Four Explorers Discuss How They Use Their Expeditions To Promote Environmental Consciousness, Inspiring Public Action To Mitigate Climate Change
Explorer Tim Jarvis recalls getting lost in the bush in Malaysia at the age of 12, and finding his way home by walking east towards the coast. “I always carried a compass with me. I remember finding my way through a section of jungle in Johor, and it gave me a real sense of satisfaction having done that. That feeling of resourcefulness that you can negotiate the outdoors with a bit of skill and self-reliance really stuck with me.”
Jarvis describes his expeditions as being an extension of this inquisitiveness, and attributes his environmental activism to a love of the outdoors, and the increasing realisation that we need to protect it.
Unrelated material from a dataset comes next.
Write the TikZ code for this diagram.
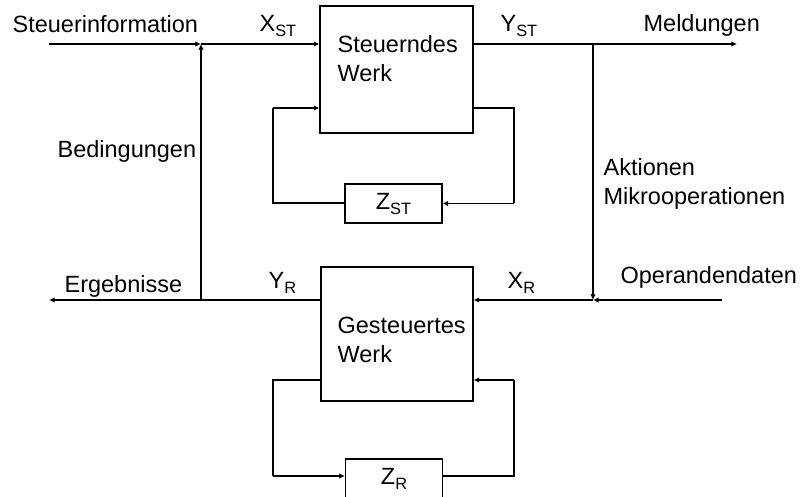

This led him to study environmental science and environmental law. “I now find that my expeditions, and the books and films I do, give me a wonderful vehicle to communicate environmentalism to people, when they might otherwise not listen,” he says.
Jarvis conducted his first major expedition in 1996, walking 500 kilometres across the ice sheet of Spitsbergen in the Norwegian Arctic, unsupported. The early 1990s was in the infancy of the GPS, so he navigated with paper maps and compasses. “Polar bears were stalking us, so I had to learn to use a gun, and navigate very accurately. There’s not much margin for error,” he shares.
Three years later, he was joined by fellow adventurer Peter Treseder, completing the fastest unsupported journey to the South Pole, covering 1,580 kilometres in 47 days.
He then completed an unsupported crossing of the Great Victoria Desert in 2001, walking 1,100 kilometres. The next year he set offf or the North Pole, crossing 400 kilometres of frozen Arctic ocean.